Book value is the value of a company according to its financial statements or accounting "books." Book value represents the total amount of money remaining if the company liquidated or sold all of its assets and paid off all of its financial obligations, such as debts or liabilities.

Value Stock

A value stock is a company's stock that trades at a lower price when considering its financial performance and fundamentals, which could include earnings or profit performance, dividends, which are cash payments to shareholders, and revenue generated from sales. Typically, investors searching for well-run companies that trade at a discount are called value investors.

Enterprise Value

Enterprise value is the total value of a company, which includes a company's cash on its balance sheet, short-term and long-term debt as the market capitalization of the company. The enterprise value of a company shows how well the management team its capital, which is financed by debt and issuing equity shares.

In calculating the valuation of a company and its stock price, investors often analyze financial data, but the interpretation of that data can vary greatly between investors, making valuation analysis both an art and a science.

Other Uses of Value

There are many other uses for the term value that goes beyond the stock market. Real estate and homes have a value associated with them. Within a situation, something or someone could add value or be value-added. Value-added describes the enhancement to a product or service by a company, such as an extra feature or benefit. The goal is to increase the value of the product or service being offered. The term value proposition is used in the corporate world to represent a company's promise to its customers that they'll deliver the product or service as a result of doing business with them.

Net asset value (NAV) represents the net value of a company or investment, which is calculated by subtracting the total amount of assets by the total amount of liabilities. Net asset value is typically used with investment funds containing a basket of securities, such as mutual funds.

Valuation of a Company

The term value can also be applied to the value of a company versus the valuation of a company. Although value and valuation are often used interchangeably, the value of a firm is a number, while valuation is expressed as a multiple to earnings, earnings before interest and taxes (EBIT), or cash flow. Earnings represents the profit or net income generated by a company. Cash flow represents the inflows (credits) or outflows (debits) to the cash position of a company during an accounting period.

Discounted Cash Flows

There are various methods that investors use to value a company, depending on what they believe is more important. Some investors use the cash a company generates by applying discounted cash flow (DCF) analysis. The DCF method attempts to forecast or estimate the future cash flows of a company. If a company can generate cash, they can meet their debt obligations, invest in the company, or pay dividends. In other words, DCF analysis attempts to determine investment's value today, based on projections of the cash generated in the future. 

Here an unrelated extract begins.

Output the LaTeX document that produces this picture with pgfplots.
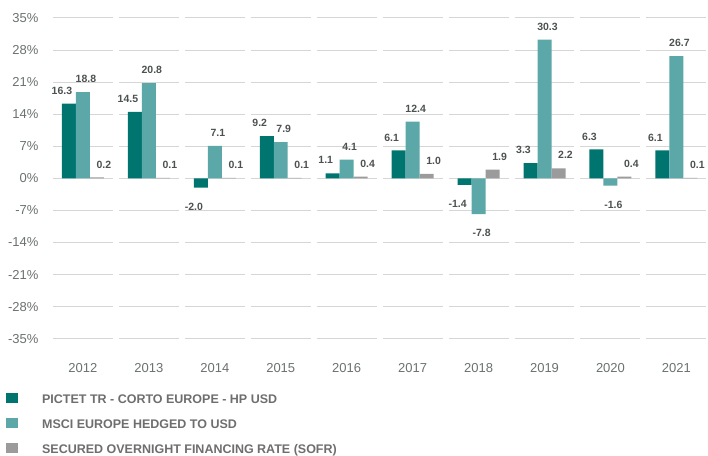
\documentclass[border=0pt]{standalone}
\usepackage{pgfplots}
\pgfplotsset{compat=1.18}
\usepackage{pgfplotstable}
\usepackage{fontspec}
\setmainfont{Liberation Sans}
\definecolor{cDark}{HTML}{00756F}
\definecolor{cLight}{HTML}{5CA8A8}
\definecolor{cGray}{HTML}{9B9B9B}
\definecolor{cGrid}{HTML}{D6D6D6}
\definecolor{cLab}{HTML}{4D5152}
\definecolor{cTick}{HTML}{6B7070}
\definecolor{cLeg}{HTML}{6E6E6E}

\pgfplotstableread{
x a b c
0 16.3 18.8 0.2
1 14.5 20.8 0.1
2 -2.0 7.1 0.1
3 9.2 7.9 0.1
4 1.1 4.1 0.4
5 6.1 12.4 1.0
6 -1.4 -7.8 1.9
7 3.3 30.3 2.2
8 6.3 -1.6 0.4
9 6.1 26.7 0.1
}\data

\pgfplotsset{sq/.style={legend image code/.code={\fill[#1, draw=none] (0pt,-4pt) rectangle (12pt,6pt);}}}

\begin{document}
\begin{tikzpicture}
\begin{axis}[
  name=ax,
  scale only axis, width=658pt, height=321pt,
  xmin=-0.5, xmax=9.47, ymin=-35, ymax=35,
  axis line style={draw=none}, major tick length=0pt,
  clip=false,
  ybar=0pt, bar width=14pt,
  xtick={0,...,9}, xticklabels={2012,2013,2014,2015,2016,2017,2018,2019,2020,2021},
  ytick={-35,-28,...,35},
  yticklabel={\pgfmathprintnumber{\tick}\%},
  /pgf/number format/assume math mode=true,
  xticklabel style={font=\fontsize{13}{15}\selectfont, text=cTick, yshift=-21pt},
  yticklabel style={font=\fontsize{13}{15}\selectfont, text=cTick, xshift=-8pt},
  point meta=explicit symbolic,
  nodes near coords={\pgfplotspointmeta},
  visualization depends on={y \as \rawy},
  nodes near coords style={font=\bfseries\fontsize{10.5}{12}\selectfont, text=cLab, anchor=center, yshift={(\rawy<0)*(-32)+13}},
  legend style={at={(axis description cs:-0.0669,-0.1683)}, anchor=north west, draw=none, fill=none,
    inner sep=0pt, row sep=14.5pt, column sep=24pt,
    nodes={inner sep=0pt, text=cLeg, font=\bfseries\fontsize{12.5}{14}\selectfont, text height=9pt, text depth=0pt}},
  legend cell align=left,
]
\pgfplotsinvokeforeach{0,...,9}{
  \draw[cGrid, line width=1pt] (axis cs:#1-0.4545,-35) -- (axis cs:#1+0.4545,-35)
    (axis cs:#1-0.4545,-28) -- (axis cs:#1+0.4545,-28)
    (axis cs:#1-0.4545,-21) -- (axis cs:#1+0.4545,-21)
    (axis cs:#1-0.4545,-14) -- (axis cs:#1+0.4545,-14)
    (axis cs:#1-0.4545,-7) -- (axis cs:#1+0.4545,-7)
    (axis cs:#1-0.4545,0) -- (axis cs:#1+0.4545,0)
    (axis cs:#1-0.4545,7) -- (axis cs:#1+0.4545,7)
    (axis cs:#1-0.4545,14) -- (axis cs:#1+0.4545,14)
    (axis cs:#1-0.4545,21) -- (axis cs:#1+0.4545,21)
    (axis cs:#1-0.4545,28) -- (axis cs:#1+0.4545,28)
    (axis cs:#1-0.4545,35) -- (axis cs:#1+0.4545,35);
}
\addplot[fill=cDark, draw=none, sq, every node near coord/.append style={xshift=-7pt}] table[x=x,y=a,meta=a]{\data};
\addplot[fill=cLight, draw=none, sq, every node near coord/.append style={xshift=3pt}] table[x=x,y=b,meta=b]{\data};
\addplot[fill=cGray, draw=none, sq, every node near coord/.append style={xshift=7pt}] table[x=x,y=c,meta=c]{\data};
\legend{PICTET TR - CORTO EUROPE - HP USD, MSCI EUROPE HEDGED TO USD, SECURED OVERNIGHT FINANCING RATE (SOFR)}
\end{axis}
\path ([xshift=-50pt,yshift=-117pt]ax.south west) rectangle ++(708pt,456pt);
\end{tikzpicture}
\end{document}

Earnings per Share Valuations

When investors calculate the valuation of a company and its stock price, they're essentially comparing how much earnings is generated as a result of another financial metric within the company. For example, one might want to how much earnings is generated as a result of outstanding shares of stock, which is called earnings per share (EPS). Remember, stock and debt issuance are used by companies to raise funds to invest in the business. Investors want to know how effectively the management team is using those funds to generate earnings.

"What's the valuation of the firm?" is not the same question as "What is the value of the firm?" The market valuation would be a multiple of the current trading price to earnings per share (EPS), such as the stock price to book value per share, or another price multiple. Using price multiples allows for valuation comparisons across peer groups. An investor cannot make sense that the value of firm A is $4 billion, and firm B is $9 billion. To make a more informed investment decision, the investor is better off knowing that the valuation of firm A is 15x EPS, and firm B is 18x EPS.